Posted on the 25 September 2012 by Ldsapologetics

Looking upon God
In his book Confessions Augustine describes a good friend of his Alypius of Thagaste who is convinced to go and see the Roman Games.  This blood sport is not something Christ would have encouraged us to participate in or to even support by watching or attending.  And Alypuis knew this all too well yet he goes under protest.  He keeps his eyes closed to the mayhem and murder going on before him yet when the crowd bursts with an uproar his curiosity gets the better of him and he watches, and once his eyes are open to the experience and fervor of this blood sport he cannot look away, he has been made a convert of the most sinister of deeds and becomes a devoted fan of the games.
St. Agustine (6.8.13)
“He, not forsaking that secular course which his parents had charmed him to pursue, had gone before me to Rome, to study law, and there he was carried away incredibly with an incredible eagerness after the shows of gladiators.
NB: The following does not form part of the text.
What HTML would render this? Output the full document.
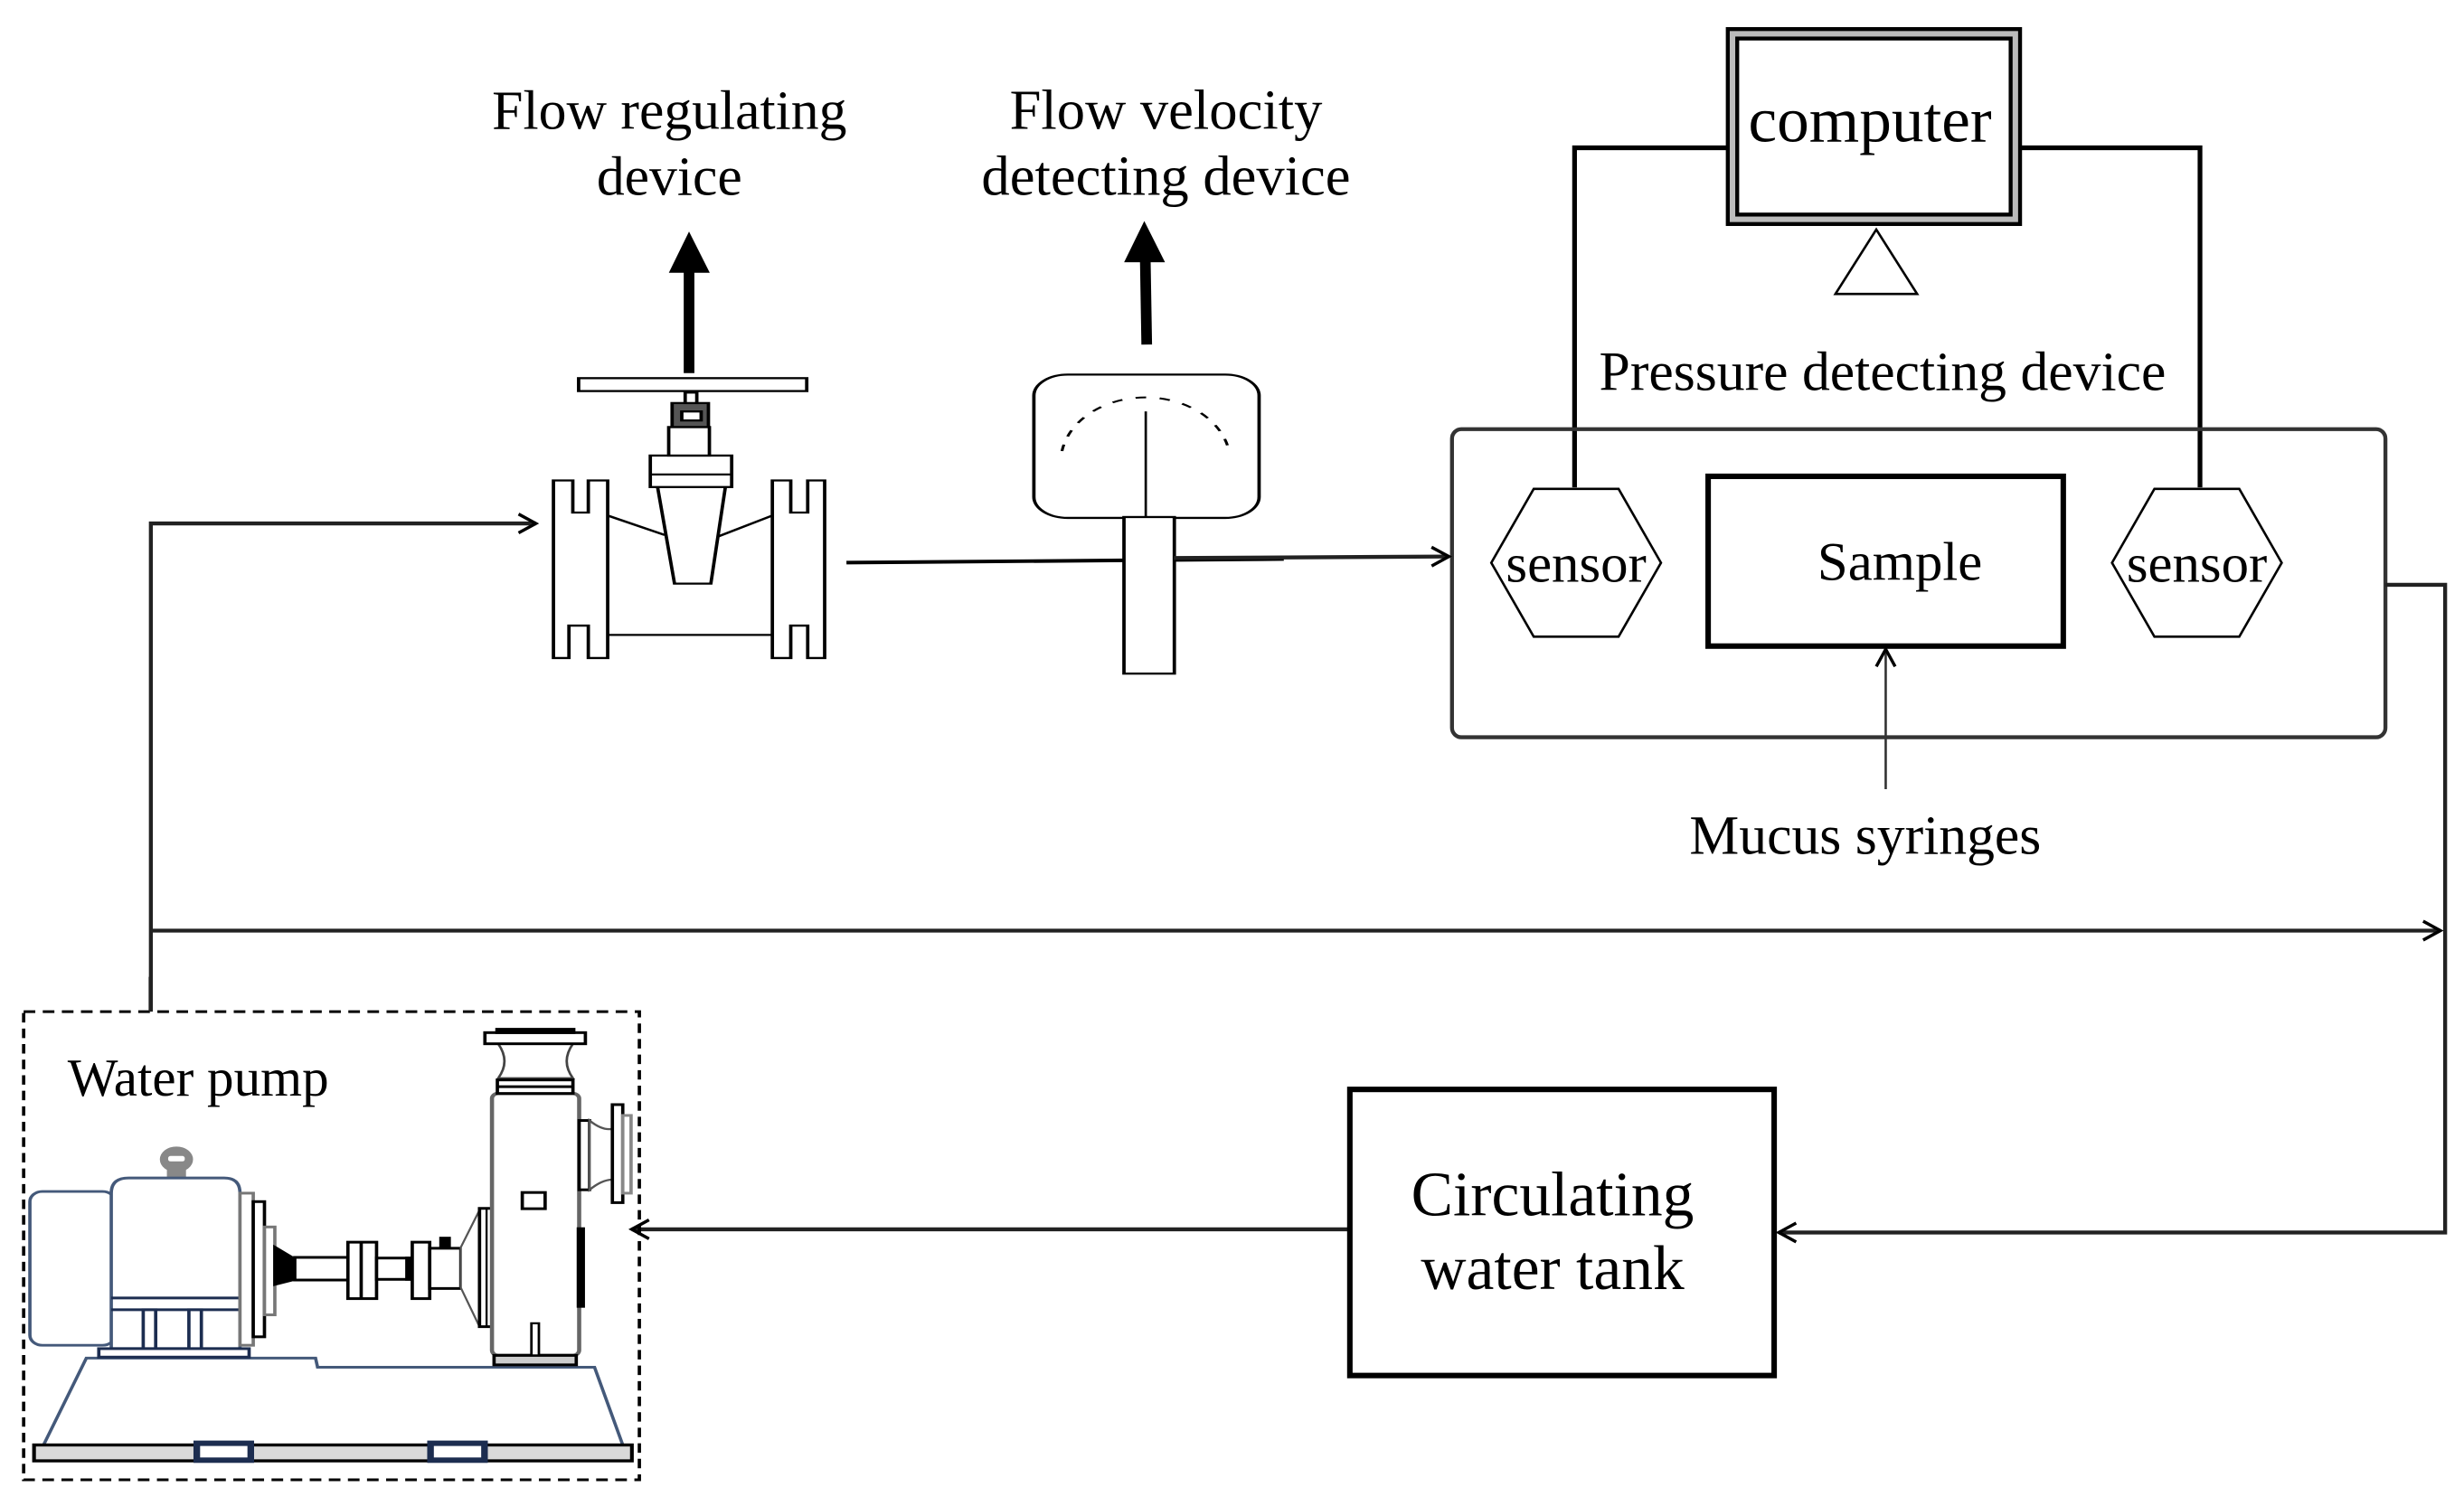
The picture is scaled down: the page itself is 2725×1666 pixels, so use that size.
<!DOCTYPE html>
<html><head><meta charset="utf-8"><style>
html,body{margin:0;padding:0;background:#fff;overflow:hidden;}
svg{display:block;}
text{font-family:"Liberation Serif",serif;fill:#000;}
</style></head><body>
<svg width="2725" height="1666" viewBox="0 0 1568 958" preserveAspectRatio="none" xmlns="http://www.w3.org/2000/svg">
<defs>
<marker id="oa" markerWidth="14" markerHeight="14" refX="12" refY="7" orient="auto" markerUnits="userSpaceOnUse">
<path d="M1,1 L12,7 L1,13" fill="none" stroke="#000" stroke-width="2"/>
</marker>
</defs>
<rect width="1568" height="958" fill="#fff"/>

<!-- labels -->
<text x="426" y="82" font-size="35.5" text-anchor="middle">Flow regulating</text>
<text x="426" y="124" font-size="35.5" text-anchor="middle">device</text>
<text x="742" y="82" font-size="36" text-anchor="middle">Flow velocity</text>
<text x="742" y="124" font-size="36" text-anchor="middle">detecting device</text>
<text x="1198" y="248" font-size="35.5" text-anchor="middle">Pressure detecting device</text>
<text x="1187" y="543" font-size="35.5" text-anchor="middle">Mucus syringes</text>

<!-- computer -->
<rect x="1099.5" y="18.5" width="186" height="124" fill="#bbb" stroke="#000" stroke-width="2.5"/>
<rect x="1105.5" y="24.5" width="174" height="112" fill="#fff" stroke="#000" stroke-width="2.5"/>
<text x="1190" y="90" font-size="41" text-anchor="middle">computer</text>
<polygon points="1194,146 1220,187 1168,187" fill="#fff" stroke="#000" stroke-width="1.5"/>
<polyline points="1099,94 1002,94 1002,310" fill="none" stroke="#000" stroke-width="3"/>
<polyline points="1286,94 1400,94 1400,310" fill="none" stroke="#000" stroke-width="3"/>

<!-- pressure box -->
<rect x="924" y="273" width="594" height="196" rx="6" fill="none" stroke="#333" stroke-width="2.5"/>
<polygon points="976,311 1030,311 1057,358 1030,405 976,405 949,358" fill="#fff" stroke="#000" stroke-width="1.5"/>
<text x="1003" y="370" font-size="35" text-anchor="middle">sensor</text>
<polygon points="1371,311 1425,311 1452,358 1425,405 1371,405 1344,358" fill="#fff" stroke="#000" stroke-width="1.5"/>
<text x="1398" y="370" font-size="35" text-anchor="middle">sensor</text>
<rect x="1087" y="303" width="226" height="108" fill="#fff" stroke="#000" stroke-width="3.5"/>
<text x="1209" y="369" font-size="35" text-anchor="middle">Sample</text>
<line x1="1200" y1="502" x2="1200" y2="413" stroke="#333" stroke-width="1.5" marker-end="url(#oa)"/>

<!-- connectors -->
<polyline points="1518,372 1556,372 1556,784 1132,784" fill="none" stroke="#222" stroke-width="2.5" marker-end="url(#oa)"/>
<line x1="96" y1="592" x2="1553" y2="592" stroke="#222" stroke-width="2.5" marker-end="url(#oa)"/>
<polyline points="96,643 96,333 341,333" fill="none" stroke="#222" stroke-width="2.5" marker-end="url(#oa)"/>
<line x1="858" y1="782" x2="402" y2="782" stroke="#222" stroke-width="2.5" marker-end="url(#oa)"/>

<!-- tank -->
<rect x="859" y="693" width="270" height="182" fill="#fff" stroke="#000" stroke-width="3.5"/>
<text x="988" y="773" font-size="40" text-anchor="middle">Circulating</text>
<text x="988" y="820" font-size="40" text-anchor="middle">water tank</text>

<!-- valve & gauge (zoom coords) -->
<g transform="translate(333.7,138.1) scale(0.3082,0.1908)" stroke="#000" stroke-width="7" fill="#fff">
<polygon points="60,878 100,878 100,985 132,985 132,878 172,878 172,1470 132,1470 132,1362 92,1362 92,1470 60,1470"/>
<polygon points="512,878 550,878 550,985 585,985 585,878 620,878 620,1470 585,1470 585,1362 550,1362 550,1470 512,1470"/>
<line x1="172" y1="1393" x2="512" y2="1393"/>
<line x1="172" y1="995" x2="290" y2="1060"/>
<line x1="512" y1="995" x2="400" y2="1065"/>
<polygon points="275,900 415,900 385,1222 310,1222"/>
<rect x="260" y="795" width="168" height="105"/>
<line x1="260" y1="858" x2="428" y2="858"/>
<rect x="298" y="700" width="84" height="95"/>
<rect x="305" y="620" width="75" height="80" fill="#555"/>
<rect x="325" y="648" width="40" height="30"/>
<rect x="332" y="585" width="24" height="35"/>
<rect x="112" y="537" width="471" height="43"/>
<line x1="340" y1="520" x2="340" y2="175" stroke-width="22"/>
<polygon points="303,182 378,182 340,60" fill="#000"/>
<line x1="665" y1="1152" x2="1568" y2="1140" stroke-width="12"/>
<rect x="1052" y="525" width="465" height="478" rx="70"/>
<path d="M1110,780 A175,215 0 0 1 1455,780" fill="none" stroke-dasharray="22,28" stroke-width="6"/>
<line x1="1283" y1="648" x2="1283" y2="1000" stroke-width="5"/>
<rect x="1238" y="1000" width="104" height="522"/>
<line x1="1285" y1="425" x2="1282" y2="140" stroke-width="22"/>
<polygon points="1243,147 1318,147 1280,25" fill="#000"/>
</g>
<line x1="747" y1="355" x2="922" y2="354" stroke="#222" stroke-width="2.5" marker-end="url(#oa)"/>

<!-- pump (zoom coords) -->
<text x="43" y="697" font-size="34">Water pump</text>
<g transform="translate(0,621.4) scale(0.2642,0.2150)" stroke-width="8" fill="#fff">
<rect x="57" y="103" width="1483" height="1385" fill="none" stroke="#000" stroke-width="8" stroke-dasharray="28,18"/>
<line x1="363" y1="0" x2="363" y2="103" stroke="#222" stroke-width="10"/>
<polygon points="105,1385 208,1128 760,1128 765,1155 1432,1155 1500,1385" stroke="#44597a"/>
<rect x="82" y="1385" width="1440" height="47" fill="#d9d9d9" stroke="#000" stroke-width="9"/>
<rect x="474" y="1380" width="130" height="50" fill="#fff" stroke="#1c2d50" stroke-width="16"/>
<rect x="1037" y="1380" width="130" height="50" fill="#fff" stroke="#1c2d50" stroke-width="16"/>
<rect x="72" y="635" width="205" height="455" rx="30" stroke="#44597a"/>
<ellipse cx="425" cy="540" rx="40" ry="38" fill="#888" stroke="none"/>
<rect x="405" y="530" width="40" height="16" rx="6" fill="#fff" stroke="none"/>
<rect x="402" y="560" width="46" height="45" fill="#888" stroke="none"/>
<path d="M268,1100 L268,640 Q268,595 310,595 L540,595 Q578,595 578,640 L578,1100 Z" stroke="#44597a"/>
<line x1="268" y1="950" x2="578" y2="950" stroke="#1c2d50"/>
<line x1="268" y1="985" x2="578" y2="985" stroke="#1c2d50"/>
<rect x="345" y="985" width="30" height="115" stroke="#1c2d50"/>
<rect x="455" y="985" width="30" height="115" stroke="#1c2d50"/>
<rect x="238" y="1100" width="362" height="25" stroke="#1c2d50"/>
<rect x="578" y="640" width="32" height="450" stroke="#777"/>
<rect x="610" y="665" width="27" height="400" stroke="#000"/>
<rect x="637" y="740" width="25" height="260" stroke="#777"/>
<polygon points="662,800 710,835 710,895 662,910" fill="#000" stroke="#000"/>
<rect x="710" y="830" width="130" height="67" stroke="#000"/>
<rect x="838" y="785" width="69" height="167" stroke="#000"/>
<line x1="870" y1="785" x2="870" y2="952" stroke="#000"/>
<rect x="907" y="832" width="80" height="63" stroke="#000"/>
<rect x="980" y="832" width="15" height="63" fill="#000" stroke="#000"/>
<rect x="993" y="785" width="42" height="167" stroke="#000"/>
<rect x="1062" y="773" width="20" height="30" fill="#000" stroke="#000"/>
<rect x="1035" y="803" width="75" height="119" stroke="#000"/>
<polygon points="1110,800 1155,690 1155,1035 1110,920" stroke="#555" stroke-width="5"/>
<rect x="1155" y="685" width="35" height="350" stroke="#000"/>
<line x1="1172" y1="685" x2="1172" y2="1035" stroke="#000" stroke-width="5"/>
<rect x="1185" y="345" width="210" height="775" rx="15" stroke="#666" stroke-width="10"/>
<rect x="1190" y="1120" width="198" height="28" fill="#ccc" stroke="#000"/>
<rect x="1280" y="1025" width="18" height="95" stroke="#000" stroke-width="6"/>
<rect x="1258" y="638" width="55" height="48" stroke="#000"/>
<rect x="1393" y="745" width="12" height="230" fill="#000" stroke="#000"/>
<path d="M1200,198 Q1230,250 1200,300 L1380,300 Q1350,250 1380,198 Z" stroke="#444" stroke-width="6"/>
<rect x="1198" y="305" width="182" height="40" stroke="#000"/>
<line x1="1198" y1="325" x2="1380" y2="325" stroke="#000"/>
<rect x="1168" y="165" width="242" height="33" stroke="#000"/>
<rect x="1197" y="155" width="185" height="10" fill="#000" stroke="#000"/>
<rect x="1395" y="425" width="25" height="205" stroke="#000"/>
<path d="M1420,425 Q1450,455 1475,450 L1475,600 Q1450,600 1420,630 Z" stroke="#555" stroke-width="6"/>
<rect x="1475" y="378" width="25" height="290" stroke="#000"/>
<rect x="1500" y="410" width="20" height="230" stroke="#888"/>
</g>
</svg>
</body></html>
For being utterly averse to and detesting spectacles, he was one day by chance met by divers of his acquaintance and fellow-students coming from dinner, and they with a familiar violence haled him, vehemently refusing and resisting, into the Amphitheatre, during these cruel and deadly shows, he thus protesting: "Though you hale my body to that place, and there set me, can you force me also to turn my mind or my eyes to those shows?
‘I shall then be absent while present, and so shall overcome both you and them.’
They, hearing this, led him on nevertheless, desirous perchance to try that very thing, whether he could do as he said. When they were come thither, and had taken their places as they could, the whole place kindled with that savage pastime. But he, closing the passage of his eyes, forbade his mind to range abroad after such evil; and would he had stopped his ears also! For in the fight, when one fell, a mighty cry of the whole people striking him strongly, overcome by curiosity, and as if prepared to despise and be superior to it whatsoever it were, even when seen, he opened his eyes, and was stricken with a deeper wound in his soul than the other, whom he desired to behold, was in his body; and he fell more miserably than he upon whose fall that mighty noise was raised, which entered through his ears, and unlocked his eyes, to make way for the striking and beating down of a soul, bold rather than resolute, and the weaker, in that it had presumed on itself, which ought to have relied on Thee.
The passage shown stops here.